I see nothing but the soul map. Billions of lights pulsing in an orb around my head.
“Where’d they go?”
“You tell me, bro. You saw their threads. You can find them again.”
“How?”
“Hell if I know. I’m just the bird. You’re the Walker. That’s why you get paid the big bucks.” The crow titters.
He’s a wiseass, but he’s been helpful so far, and even though he sounds flip, I get the feeling he really believes in me. I’ll chalk that up to being related to Ana, who I can already tell he was fond of. I focus on the threads I saw back in the hospital. It’s hard to picture all four of them, though, so instead I think of only one: Caroline’s.
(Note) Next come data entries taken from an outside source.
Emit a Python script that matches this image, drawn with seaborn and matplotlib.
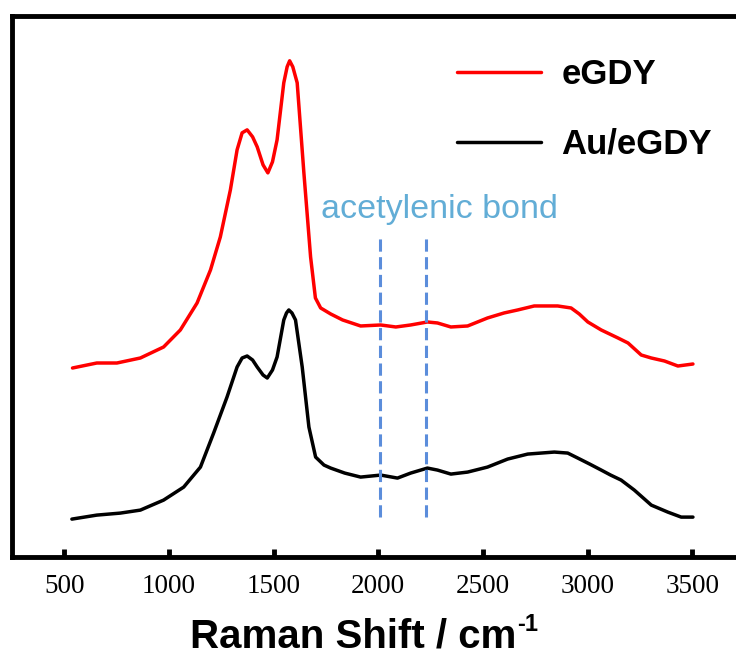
import numpy as np
import pandas as pd
import seaborn as sns
from matplotlib import pyplot as plt

# Raman shift (cm-1) and intensity (a.u.)
egdy_shift = [540, 656, 752, 864, 975, 1055, 1135, 1199, 1246, 1294, 1326, 1350, 1374, 1400,
              1422, 1450, 1473, 1495, 1517, 1549, 1565, 1577, 1592, 1613, 1645, 1677, 1700,
              1725, 1773, 1830, 1916, 2012, 2084, 2155, 2235, 2283, 2347, 2427, 2522, 2601,
              2666, 2745, 2857, 2921, 2960, 3001, 3065, 3145, 3193, 3256, 3304, 3367, 3431, 3503]
egdy_int = [189, 194, 194, 199, 210, 227, 254, 287, 320, 367, 407, 424, 427, 420,
            410, 392, 384, 395, 417, 474, 490, 496, 490, 474, 384, 300, 259,
            249, 243, 237, 231, 232, 230, 232, 235, 234, 230, 231, 239, 244,
            247, 251, 251, 249, 243, 235, 227, 219, 214, 202, 199, 196, 191, 193]

au_shift = [537, 656, 768, 864, 975, 1071, 1151, 1214, 1278, 1326, 1350, 1374, 1400, 1422,
            1450, 1470, 1495, 1517, 1549, 1562, 1573, 1588, 1605, 1637, 1669, 1701, 1741,
            1773, 1840, 1916, 2012, 2092, 2155, 2235, 2283, 2347, 2427, 2522, 2618, 2714,
            2841, 2905, 2953, 3010, 3065, 3110, 3160, 3223, 3304, 3383, 3447, 3503]
au_int = [38, 42, 44, 47, 57, 70, 90, 124, 160, 190, 199, 201, 197, 190,
          182, 179, 187, 200, 237, 244, 247, 244, 237, 190, 130, 100, 92,
          89, 84, 80, 82, 79, 84, 89, 87, 83, 85, 90, 98, 103,
          105, 104, 99, 93, 87, 82, 77, 67, 52, 45, 40, 40]

series = ["eGDY", "Au/eGDY"]
bond_pos = [2010, 2230]
xticks = [500, 1000, 1500, 2000, 2500, 3000, 3500]

df = pd.concat([
    pd.DataFrame({"shift": egdy_shift, "intensity": egdy_int, "sample": "eGDY"}),
    pd.DataFrame({"shift": au_shift, "intensity": au_int, "sample": "Au/eGDY"}),
])

sns.set_theme(style="white")
plt.rcParams["font.family"] = ["Liberation Sans", "DejaVu Sans"]
plt.rcParams["text.color"] = "black"
plt.rcParams["xtick.color"] = "black"

fig = plt.figure(figsize=(7.36, 6.57), dpi=100)
ax = fig.add_axes([0.016, 0.152, 1.01, 0.824])

sns.lineplot(data=df, x="shift", y="intensity", hue="sample", hue_order=series,
             palette={"eGDY": "#ff0000", "Au/eGDY": "black"}, linewidth=2.5,
             sort=False, estimator=None, ax=ax)

ax.vlines(bond_pos, 40, 322, colors="#5b8ddb", linestyles=(0, (4, 1.8)), linewidth=2.2)
ax.text(2290, 347, "acetylenic bond", color="#62add6", fontsize=24.5,
        ha="center", va="center")

ax.set_xlim(250, 3800)
ax.set_ylim(0, 541)
ax.set_xticks(xticks)
ax.set_yticks([])
ax.set_xlabel("")
ax.set_ylabel("")
for side in ["left", "top", "bottom"]:
    ax.spines[side].set_linewidth(3.5)
    ax.spines[side].set_color("black")
ax.spines["right"].set_visible(False)
ax.tick_params(axis="x", direction="in", length=6, width=3.5, pad=12,
               labelsize=19.5, bottom=True, labelcolor="black")
for lab in ax.get_xticklabels():
    lab.set_fontfamily("Liberation Serif")

leg = ax.legend(loc="upper left", bbox_to_anchor=(426 / 736, 1 - 27 / 657),
                bbox_transform=fig.transFigure, frameon=False,
                handlelength=2.4, handletextpad=0.6, labelspacing=1.05,
                prop={"weight": "bold", "size": 25})
for line in leg.get_lines():
    line.set_linewidth(2.5)

t = fig.text(190 / 736, 1 - 648 / 657, "Raman Shift / cm", fontsize=29,
             fontweight="bold", ha="left", va="baseline")
fig.canvas.draw()
bb = t.get_window_extent()
fig.text(bb.x1 / fig.bbox.width + 0.001, 1 - 631 / 657, "-1", fontsize=17,
         fontweight="bold", ha="left", va="baseline")

fig.savefig("out.png", dpi=100)
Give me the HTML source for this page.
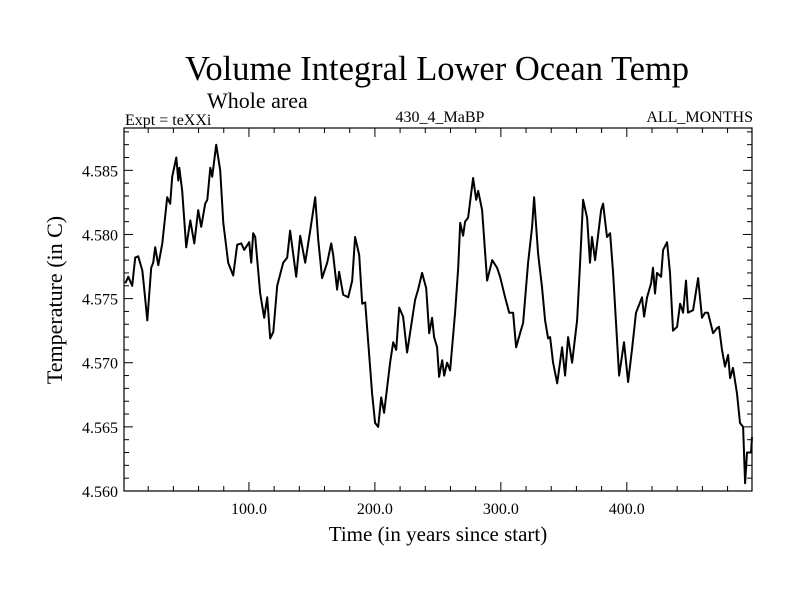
<!DOCTYPE html>
<html><head><meta charset="utf-8"><style>
body{margin:0;background:#fff}
svg text{font-family:"Liberation Serif",serif;fill:#000}
</style></head><body>
<svg id="chart" width="800" height="600" viewBox="0 0 800 600" xmlns="http://www.w3.org/2000/svg">
<rect width="800" height="600" fill="#fff"/>
<text x="437" y="80" font-size="34.5" text-anchor="middle">Volume Integral Lower Ocean Temp</text>
<text x="207" y="108" font-size="22">Whole area</text>
<text x="125" y="125" font-size="16">Expt = teXXi</text>
<text x="440" y="122" font-size="16" text-anchor="middle">430_4_MaBP</text>
<text x="753" y="122" font-size="16" text-anchor="end">ALL_MONTHS</text>
<text x="0" y="0" font-size="22" text-anchor="middle" transform="translate(62,300) rotate(-90)">Temperature (in C)</text>
<text x="438" y="541" font-size="21" text-anchor="middle">Time (in years since start)</text>
<g id="ticks"></g>
<g id="series"></g>
<rect x="124" y="128" width="628" height="363" fill="none" stroke="#000" stroke-width="1.2"/>
</svg>
<script>
const years=[1.8,4.2,7.3,9.7,12.1,15.3,16.9,19.3,22.4,24.0,25.6,28.0,31.2,35.1,37.5,39.1,42.3,43.9,44.7,47.0,50.2,53.4,56.6,59.7,62.1,65.3,66.9,69.3,70.8,74.0,77.2,79.6,83.5,87.5,90.7,93.9,96.2,100.2,101.8,103.4,105.0,108.9,112.1,114.5,116.9,119.3,122.4,127.2,130.4,132.7,137.5,140.7,144.7,148.6,152.6,155.0,158.1,162.1,165.3,166.9,170.0,171.6,174.8,178.8,182.0,184.3,187.5,189.9,192.3,197.8,200.2,202.6,205.0,207.3,212.1,214.5,216.9,219.3,222.4,225.6,228.8,231.9,234.3,237.5,240.7,243.1,245.4,247.0,249.4,251.0,253.4,255.0,257.3,259.7,263.7,266.1,267.7,270.0,271.6,274.0,278.0,280.4,282.0,285.1,289.1,293.1,297.0,299.4,303.4,306.6,309.7,312.1,315.3,317.7,321.6,324.8,326.4,329.6,332.7,335.1,337.5,339.1,341.5,344.7,348.6,351.0,353.4,356.6,360.5,362.9,365.3,368.5,370.8,372.4,374.8,379.6,381.2,384.3,386.7,389.1,393.9,397.8,401.0,404.2,407.3,408.9,412.1,413.7,416.1,419.3,420.8,422.4,424.0,427.2,428.8,432.0,434.3,436.7,439.9,442.3,444.7,447.0,448.6,452.6,456.6,459.7,462.1,464.5,468.5,471.6,473.2,475.6,478.0,480.4,482.0,484.3,487.5,489.9,492.3,493.9,495.4,498.6,499.4];
const temps=[4.5762,4.5767,4.5760,4.5782,4.5783,4.5772,4.5757,4.5733,4.5774,4.5778,4.5790,4.5776,4.5793,4.5829,4.5824,4.5845,4.5860,4.5842,4.5852,4.5834,4.5790,4.5811,4.5793,4.5819,4.5806,4.5824,4.5827,4.5852,4.5845,4.5870,4.5850,4.5809,4.5778,4.5768,4.5792,4.5793,4.5788,4.5794,4.5778,4.5801,4.5798,4.5754,4.5735,4.5751,4.5719,4.5724,4.5760,4.5778,4.5782,4.5803,4.5767,4.5799,4.5778,4.5803,4.5829,4.5796,4.5766,4.5778,4.5793,4.5784,4.5757,4.5771,4.5753,4.5751,4.5764,4.5798,4.5784,4.5746,4.5747,4.5676,4.5653,4.5650,4.5673,4.5661,4.5700,4.5716,4.5710,4.5743,4.5736,4.5708,4.5729,4.5749,4.5757,4.5770,4.5758,4.5723,4.5735,4.5720,4.5712,4.5689,4.5702,4.5690,4.5700,4.5694,4.5739,4.5774,4.5809,4.5799,4.5810,4.5813,4.5844,4.5827,4.5834,4.5819,4.5764,4.5780,4.5774,4.5767,4.5751,4.5739,4.5739,4.5712,4.5723,4.5731,4.5778,4.5806,4.5829,4.5785,4.5759,4.5733,4.5719,4.5720,4.5700,4.5684,4.5712,4.5690,4.5720,4.5700,4.5733,4.5778,4.5827,4.5813,4.5778,4.5798,4.5780,4.5819,4.5824,4.5798,4.5801,4.5770,4.5690,4.5716,4.5685,4.5711,4.5739,4.5743,4.5751,4.5736,4.5751,4.5762,4.5774,4.5754,4.5770,4.5767,4.5788,4.5794,4.5770,4.5725,4.5728,4.5746,4.5739,4.5764,4.5739,4.5741,4.5766,4.5735,4.5739,4.5739,4.5723,4.5727,4.5728,4.5710,4.5697,4.5706,4.5688,4.5696,4.5676,4.5653,4.5650,4.5606,4.5630,4.5630,4.5642];
const xTickValues=[100,200,300,400];
const xTickLabels=["100.0","200.0","300.0","400.0"];
const yTickValues=[4.560,4.565,4.570,4.575,4.580,4.585];
const yTickLabels=["4.560","4.565","4.570","4.575","4.580","4.585"];

const L=124,R=752,T=128,B=491,X0=0.8,X1=499.4,Y0=4.560,Y1=4.5883;
function xs(v){return L+(v-X0)/(X1-X0)*(R-L);}
function ys(v){return B-(v-Y0)/(Y1-Y0)*(B-T);}
const NS="http://www.w3.org/2000/svg";
const tg=document.getElementById('ticks');
function line(x1,y1,x2,y2,name){
  const l=document.createElementNS(NS,'line');
  l.setAttribute('x1',x1);l.setAttribute('y1',y1);l.setAttribute('x2',x2);l.setAttribute('y2',y2);
  l.setAttribute('stroke','#000');l.setAttribute('stroke-width','1');
  
  
  tg.appendChild(l);
}
function text(x,y,s,anchor,name){
  const t=document.createElementNS(NS,'text');
  t.setAttribute('x',x);t.setAttribute('y',y);t.setAttribute('font-size','16');t.setAttribute('text-anchor',anchor);
  t.textContent=s;
  
  
  tg.appendChild(t);
}
for(let v=20;v<X1;v+=20){
  const x=xs(v), len=(v%100===0)?9:5;
  line(x,B,x,B-len,'x-tick');
  line(x,T,x,T+len,'x-tick-top');
}
xTickValues.forEach((v,i)=>text(xs(v),514,xTickLabels[i],'middle','x-tick-label'));
for(let k=0;k<=28;k++){
  const v=Y0+k*0.001; if(v>Y1) break;
  const y=ys(v), len=(k%5===0)?9:5;
  line(L,y,L+len,y,'y-tick');
  line(R,y,R-len,y,'y-tick-right');
}
yTickValues.forEach((v,i)=>text(118,ys(v)+6,yTickLabels[i],'end','y-tick-label'));
const p=document.createElementNS(NS,'path');
p.setAttribute('d',years.map((yv,i)=>(i?'L':'M')+xs(yv).toFixed(1)+','+ys(temps[i]).toFixed(1)).join(''));
p.setAttribute('fill','none');p.setAttribute('stroke','#000');p.setAttribute('stroke-width','2');p.setAttribute('stroke-linejoin','round');


document.getElementById('series').appendChild(p);
</script>
</body></html>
It shimmered like a rip of sunset through campfire smoke, if the fire burned in every color of the rainbow: flare red, sparkler white, gas-rich blue, the green of flaming sap, and more— purples and pinks and so many shades of white I don’t have the words to describe them, from soft to hard, all burning at a million degrees. This was her line of life.
And then I see it. I reach for it, and in a smashing blur I’m back in the room. Standing by the bed. My clothes ripple and still. I notice that the hospital gown is gone. In its place is a uniform, not unlike my NNPD getup: crisp slacks and a trim buttoned shirt, but it’s pure black. I don’t wear shoes. I can see the veins in my feet, and in my hands. They are very thick and very clear, and they pulse black.
There are many crows still in the room, including the one that talks to me, and all of them turn to watch me. I hold my hands out to the one that speaks and show him the pale underside of my wrists and the black veins there. He shrugs.
“Comes with the territory. The soul map is a powerful place. It leaves its mark. Only you can walk it for that long and live. And me, of course.” He preens his glossy feathers, and I see the red marks there more clearly than ever. “What do you think of your new threads?”
“Not bad.”
“Ana figured you’d like ‘em. All right, get ready now,” the crow says.